Hal Kane works in Washington, D.C., where he writes on environment and development issues. He attended the University of Michigan and the John Hopkins University of Advanced International Studies, for undergraduate and graduate school, respectively. He has organized venture capital conferences and has worked on various documents and speeches for several nonprofit organizations and the Environmental Protection Agency. Currently he is focusing on trade policy and other connections between economics and the environment.
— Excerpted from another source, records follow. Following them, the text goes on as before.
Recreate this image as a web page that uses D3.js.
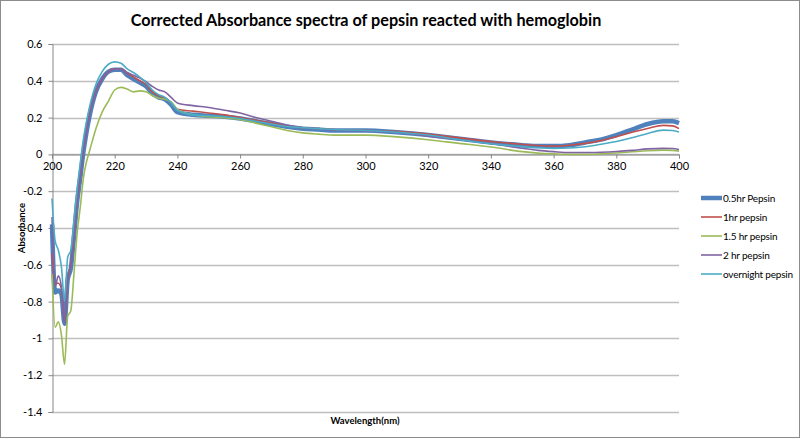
<!DOCTYPE html>
<html>
<head>
<meta charset="utf-8">
<script src="https://cdn.jsdelivr.net/npm/d3@7"></script>
<style>
  body { margin: 0; background: #fff; }
  svg text { font-family: Lato, "Open Sans", sans-serif; fill: #000; }
</style>
</head>
<body>
<svg id="chart" width="800" height="439"></svg>
<script>
// wavelengths shared by every series (nm)
var wavelengths = [200,201,202,203,204,205,206,207,208,209,210,211,212,214,216,218,220,222,224,226,228,230,232,234,236,238,240,245,250,255,260,265,270,275,280,285,290,300,310,320,330,340,350,355,360,365,370,375,380,385,390,395,398,400];

var pepsin05 = [-0.38,-0.75,-0.74,-0.76,-0.92,-0.68,-0.62,-0.45,-0.26,-0.13,0.01,0.12,0.21,0.34,0.41,0.45,0.46,0.46,0.43,0.41,0.39,0.37,0.33,0.31,0.30,0.27,0.23,0.215,0.21,0.205,0.195,0.18,0.165,0.15,0.14,0.135,0.13,0.13,0.12,0.105,0.085,0.065,0.05,0.045,0.045,0.05,0.065,0.08,0.105,0.135,0.165,0.18,0.18,0.17];
var pepsin1 = [-0.54,-0.70,-0.70,-0.73,-0.91,-0.68,-0.60,-0.44,-0.26,-0.12,0.02,0.13,0.22,0.34,0.41,0.45,0.465,0.465,0.44,0.42,0.40,0.38,0.34,0.32,0.305,0.28,0.245,0.235,0.225,0.215,0.2,0.185,0.17,0.155,0.145,0.14,0.135,0.13,0.125,0.11,0.09,0.07,0.055,0.048,0.045,0.05,0.06,0.075,0.096,0.12,0.141,0.158,0.155,0.14];
var pepsin15 = [-0.65,-0.94,-0.91,-0.98,-1.14,-0.88,-0.85,-0.65,-0.43,-0.29,-0.13,-0.04,0.02,0.14,0.23,0.29,0.35,0.364,0.355,0.34,0.345,0.34,0.32,0.305,0.30,0.285,0.245,0.215,0.205,0.20,0.19,0.17,0.15,0.13,0.117,0.11,0.105,0.105,0.095,0.08,0.06,0.04,0.015,0.007,0.003,0.0,0.0,0.003,0.008,0.014,0.02,0.023,0.022,0.018];
var pepsin2 = [-0.34,-0.72,-0.66,-0.72,-0.92,-0.66,-0.60,-0.44,-0.26,-0.12,0.02,0.13,0.22,0.34,0.41,0.45,0.465,0.465,0.445,0.43,0.415,0.395,0.37,0.35,0.34,0.31,0.28,0.265,0.255,0.24,0.225,0.2,0.18,0.16,0.145,0.138,0.133,0.128,0.12,0.1,0.08,0.06,0.033,0.022,0.015,0.01,0.01,0.012,0.016,0.022,0.03,0.033,0.032,0.027];
var pepsinNight = [-0.24,-0.47,-0.52,-0.61,-0.80,-0.56,-0.52,-0.36,-0.19,-0.05,0.08,0.18,0.26,0.38,0.45,0.49,0.503,0.495,0.465,0.445,0.42,0.39,0.35,0.325,0.31,0.28,0.24,0.215,0.21,0.205,0.195,0.18,0.165,0.152,0.145,0.14,0.135,0.13,0.12,0.105,0.08,0.058,0.042,0.036,0.033,0.035,0.042,0.055,0.07,0.09,0.114,0.132,0.13,0.122];

var seriesNames = ['0.5hr Pepsin', '1hr pepsin', '1.5 hr pepsin', '2 hr pepsin', 'overnight pepsin'];
var xTicks = [200,220,240,260,280,300,320,340,360,380,400];
var yTicks = [0.6,0.4,0.2,0,-0.2,-0.4,-0.6,-0.8,-1,-1.2,-1.4];

var series = [
  {name: seriesNames[0], values: pepsin05, color: '#4F81BD', width: 4.5},
  {name: seriesNames[1], values: pepsin1, color: '#C0504D', width: 1.6},
  {name: seriesNames[2], values: pepsin15, color: '#9BBB59', width: 1.6},
  {name: seriesNames[3], values: pepsin2, color: '#8064A2', width: 1.6},
  {name: seriesNames[4], values: pepsinNight, color: '#4BACC6', width: 1.6}
];

var svg = d3.select('#chart');
var plot = {left: 52, right: 679, top: 44, bottom: 412};

var x = d3.scaleLinear().domain([200, 400]).range([plot.left, plot.right]);
var y = d3.scaleLinear().domain([-1.4, 0.6]).range([plot.bottom, plot.top]);

// outer border
svg.append('rect')
  .attr('x', 0.5).attr('y', 0.5)
  .attr('width', 799).attr('height', 437)
  .attr('fill', '#fff')
  .attr('stroke', '#8c8c8c');

// gridlines
svg.append('g')
  .selectAll('line')
  .data(yTicks)
  .join('line')
  .attr('x1', plot.left).attr('x2', plot.right)
  .attr('y1', function(d) { return Math.round(y(d)) + 0.5; })
  .attr('y2', function(d) { return Math.round(y(d)) + 0.5; })
  .attr('stroke', '#bfbfbf')
  .attr('stroke-width', 1.3);

// y axis
var yAxis = svg.append('g')
  .attr('transform', 'translate(' + (plot.left + 0.5) + ',0)')
  .call(d3.axisLeft(y).tickValues(yTicks).tickSize(4).tickPadding(6)
    .tickFormat(function(d) { return String(+d.toFixed(1)); }));
yAxis.selectAll('path, line').attr('stroke', '#868686');
yAxis.selectAll('text').style('font-size', '11px');

// x axis at zero
var xAxis = svg.append('g')
  .attr('transform', 'translate(0,' + (Math.round(y(0)) + 0.5) + ')')
  .call(d3.axisBottom(x).tickValues(xTicks).tickSize(4).tickPadding(4));
xAxis.select('.domain').attr('stroke', '#868686');
xAxis.selectAll('line').attr('stroke', '#868686');
xAxis.selectAll('text').style('font-size', '11px');

// lines
var line = d3.line()
  .x(function(d) { return x(d[0]); })
  .y(function(d) { return y(d[1]); })
  .curve(d3.curveMonotoneX);

svg.append('g')
  .selectAll('path')
  .data(series)
  .join('path')
  .attr('fill', 'none')
  .attr('stroke', function(d) { return d.color; })
  .attr('stroke-width', function(d) { return d.width; })
  .attr('stroke-linejoin', 'round')
  .attr('d', function(d) {
    return line(d.values.map(function(v, i) { return [wavelengths[i], v]; }));
  });

// title
svg.append('text')
  .attr('x', 366).attr('y', 26)
  .attr('text-anchor', 'middle')
  .style('font-size', '16.2px')
  .style('font-weight', 'bold')
  .text('Corrected Absorbance spectra of pepsin reacted with hemoglobin');

// axis titles
svg.append('text')
  .attr('transform', 'translate(25,228) rotate(-90)')
  .attr('text-anchor', 'middle')
  .style('font-size', '9.5px')
  .style('font-weight', 'bold')
  .text('Absorbance');

svg.append('text')
  .attr('x', 365).attr('y', 424)
  .attr('text-anchor', 'middle')
  .style('font-size', '9.5px')
  .style('font-weight', 'bold')
  .text('Wavelength(nm)');

// legend
var legend = svg.append('g')
  .selectAll('g')
  .data(series)
  .join('g')
  .attr('transform', function(d, i) { return 'translate(701,' + (198 + i * 19) + ')'; });

legend.append('line')
  .attr('x1', 0).attr('x2', 21)
  .attr('stroke', function(d) { return d.color; })
  .attr('stroke-width', function(d) { return d.width; });

legend.append('text')
  .attr('x', 22).attr('dy', '0.35em')
  .style('font-size', '10px')
  .style('letter-spacing', '-0.2px')
  .text(function(d) { return d.name; });
</script>
</body>
</html>
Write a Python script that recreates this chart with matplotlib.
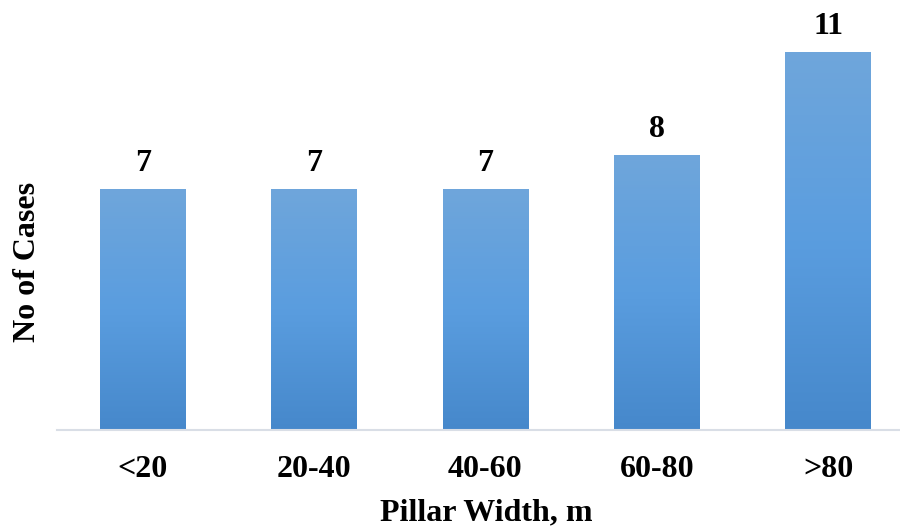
import matplotlib
matplotlib.use("Agg")
import matplotlib.pyplot as plt
import numpy as np
from matplotlib.colors import LinearSegmentedColormap

categories = ["<20", "20-40", "40-60", "60-80", ">80"]
cases = [7, 7, 7, 8, 11]

plt.rcParams['font.family'] = ['Liberation Serif', 'DejaVu Serif']

fig = plt.figure(figsize=(9, 5.29), dpi=100)
ax = fig.add_axes([57 / 900, 99 / 529, 843 / 900, 430 / 529])

x = np.arange(len(categories))
bars = ax.bar(x, cases, width=0.5, color="none", edgecolor="none", zorder=2)

# vertical gradient fill clipped to each bar
grad = LinearSegmentedColormap.from_list("blue_grad", ["#4688cb", "#5a9ddf", "#6fa6db"])
ramp = np.linspace(0, 1, 256).reshape(-1, 1)
for b in bars:
    x0, y0 = b.get_x(), b.get_y()
    w, h = b.get_width(), b.get_height()
    im = ax.imshow(ramp, cmap=grad, aspect="auto", origin="lower",
                   extent=[x0, x0 + w, y0, y0 + h], zorder=1)
    im.set_clip_path(b)
    ax.text(x0 + w / 2, h + 0.32, str(int(h)), ha="center", va="bottom",
            fontsize=23, fontweight="bold")

ax.set_xlim(-0.5, 4.42)
ax.set_ylim(0, 12.5)

for s in ["top", "right", "left"]:
    ax.spines[s].set_visible(False)
ax.spines["bottom"].set_color("#d9dee6")
ax.spines["bottom"].set_linewidth(1.5)
ax.set_yticks([])
ax.set_xticks(x)
ax.set_xticklabels(categories, fontsize=23, fontweight="bold")
ax.tick_params(axis="x", length=0, pad=18)

ax.set_xlabel("Pillar Width, m", fontsize=23, fontweight="bold", va="center")
ax.xaxis.set_label_coords(0.509, -0.193)
ax.set_ylabel("No of Cases", fontsize=23, fontweight="bold", va="center")
ax.yaxis.set_label_coords(-0.035, 0.39)

fig.savefig("out.png", dpi=100)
Linda Starke has been working on population and environment issues for more than twenty years, and has been a freelance writer and editor since 1982. She is the author of Signs of Hope: Working Towards Our Common Future, a summary of developments since the 1987 report of the World Commission on Environment and Development, which she edited. She edits and oversees the production of State of the World, Worldwatch Institute's annual review of progress toward a sustainable society. She has also worked with the Office of Technology Assessment, the U.N. Development Programme, the World Bank, the World Conservation Union, and the World Resources Institute.